SOME NONCOMPETITION AGREEMENTS STILL VALID:
There are still some narrow exceptions to the rule that noncompetition agreements are invalid in California. The Business and Professions Code allows noncompetition agreements when they relate to the sale of a business, dissolution of a partnership, or the sale of a shareholder's entire interest in a company. In addition, courts in California will enforce noncompetition agreements to the extent necessary to protect legitimate trade secrets.

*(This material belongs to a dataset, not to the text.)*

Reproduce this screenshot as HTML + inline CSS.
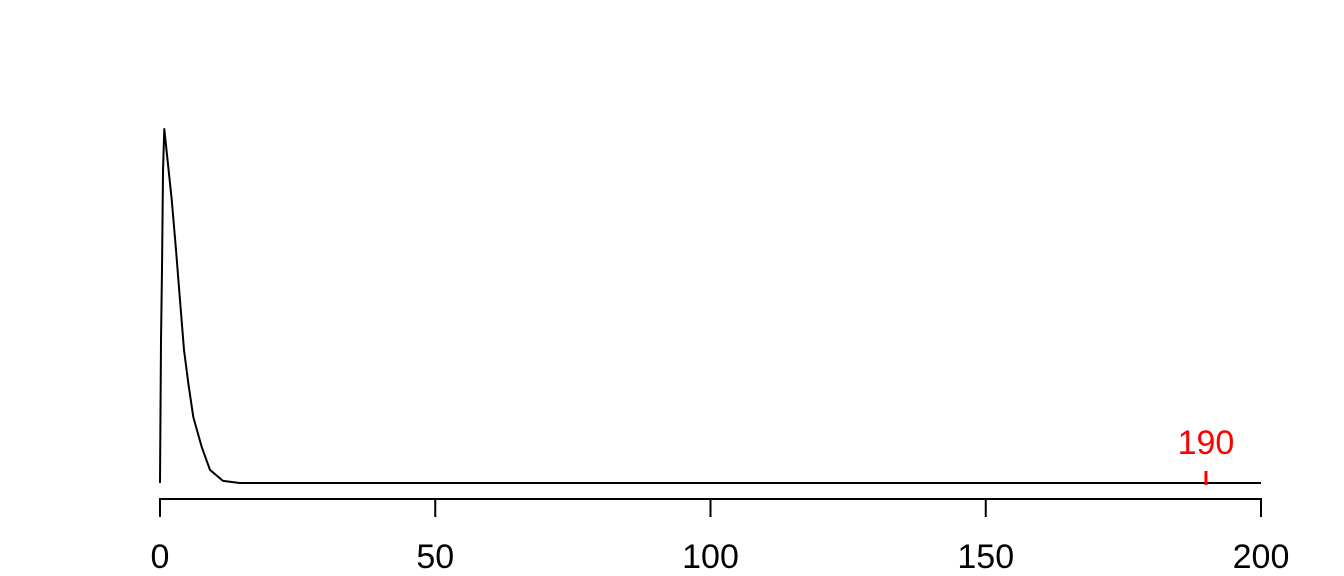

COURT HOLDS THAT RELEASES THAT WAIVE "ANY AND ALL CLAIMS" MAY BE ENFORCEABLE:
In a separate holding, the Supreme Court in Edwards also held that contracts that require employees to release "any and all" claims are lawful. The plaintiff challenged a release that Arthur Andersen asked him to sign under the theory that the release, by calling for him to release Arthur Andersen from "any and all claims," was null and void under Labor Code § 2804. Labor Code § 2804 states that any agreement to waive the protections of Labor Code 2802 (which requires an employer to indemnify its employees for expenditures incurred in the discharge of his or her duties) is null and void. The Court reasoned that principles of contract interpretation called for courts to enforce contracts where possible, and that because the release did not expressly reference indemnity rights, it should not be read to encompass an attempted waiver of such rights. The Court rejected the plaintiff's argument that the contract should have included the phrase "except as otherwise prohibited by law," as such a phrase is "vague and essentially informs the employee of nothing."